Her çağda olumlu-olumsuz davranışlar gösteren politik liderler olmuştur. Tarih sayfalarında bu liderlere bolca rastlamak mümkündür. Türkiye halklarının etnik yapısı, dini inançları ve siyasal yaşamını göz önüne alıp, son günlerdeki Taksim-Gezi Parkı Direnişi açısından önem taşıdığı için ben sadece bu üç liderden bahsetmek istiyorum.
Bu üç liderin en önemli ortak özelliği yok olmak üzere olan kendi ulusunu yeniden var etmektir. Muhammed’in Arap, Atatürk’ün Türk ve Apo’nun Kürd ulusunu yok olmaktan kurtardığı bilinen bir gerçektir.

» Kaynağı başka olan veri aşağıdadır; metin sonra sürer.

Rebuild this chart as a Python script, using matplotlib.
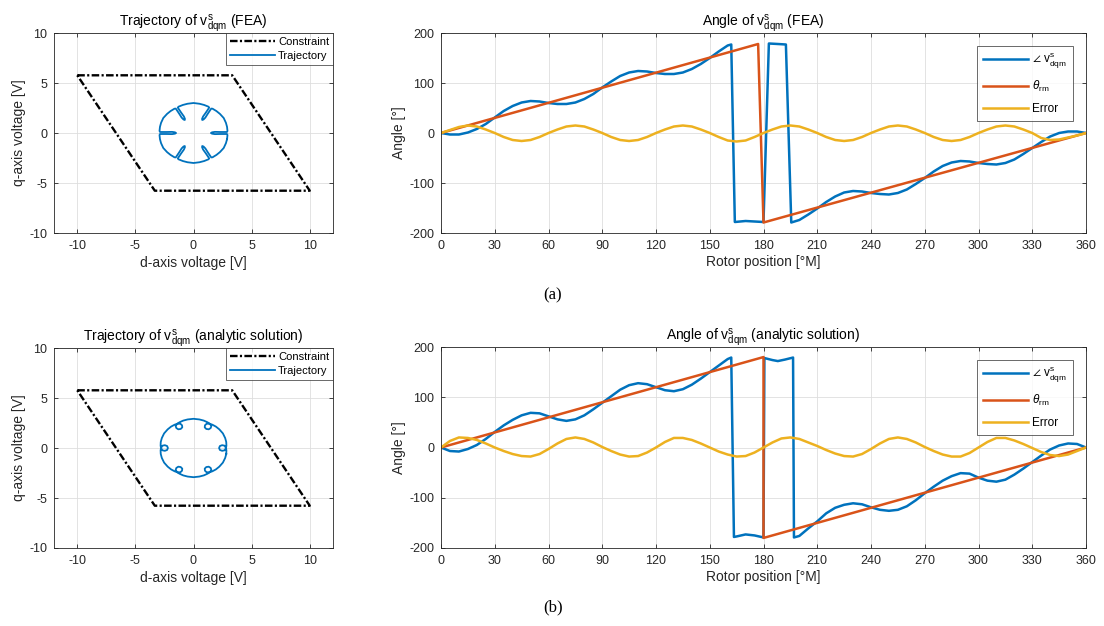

Muhammed; Mekke'nin fethedilmesiyle birlikte İslam dini Arap yarımadasında üstünlük sağlamaya başladı. Arap Yarımadası’nda birbirleriyle kavga eden dağınık kabileleri bir araya getirip, İslam dini altında bir Arap ulusunu inşa etmiştir.
Atatürk; Kurtuluş savaşıyla birlikte Türk olmayan çok sayıdaki diğer ırkları da Türklük kavramı içine yerleştirmiştir. Dolayısıyla adeta azınlık durumunda olan Türkleri toparlamış ve asli unsur haline getirerek yeni bir Türk ulusunu meydana getirmiştir.
Apo; Resmi ideoloji tarafından asimile yöntemiyle Türkleştirilen ve yok edilmek üzere olan Türkiye Kürdlerini Mazlumların desteğiyle adeta betonun altından çıkarıp, Kürdlere yeniden kimlik kazandırmıştır.
Bu durumda; Arap olup Muhammed’i, Türk olup Atatürk’ü, Kürd olup Apo’yu sevmeyenlerin aklına şaşarım! Bu cümleden dolayı hiç kimse beni ırkçılıkla suçlamaya kalkışmasın. Ben sadece bir gerçeği tespit etmeye çalışıyorum.
Bir bilim insanı Laboratuvarda inceleme yaparken ne kadar dindar ya da ırkçı olursa olsun kullanacağı yöntem bilimsel metotlardır. Bilimsel yöntemin dışına çıkarsa insanlık için zerre kadar hiç bir şey üretemez.
O nedenle kimliklerimizi arka planda bırakarak olayları irdelememiz gerekir. Ben bu çerçevede hareket ettiğimi düşünüyorum.
İnternet üzerinden edindiğim bilgilere göre; bazı üniversiteler tarafından yapılan anketlerde insanların %47’si kendini din ve millet üzerinden tanımlamaktadırlar.
Bu anketlerden anlaşıldığı üzere; “Taksim-Gezi Parkı Direnişi” eylemliklerinde insanların yarısı kendini bu çerçevede ifade ettiğini söyleyebiliriz.
“Aslında Gezi Parkıyla başlayan süreç bir dönemin sonunu ve yeni bir başlangıcı temsil ediyor....” (F. Başkaya)
Umuyor ve diliyorum ki; Gezi parkıyla başlayan eylemler bu süreci yeni bir dönemin başlangıcını temsil eder duruma gelmesidir.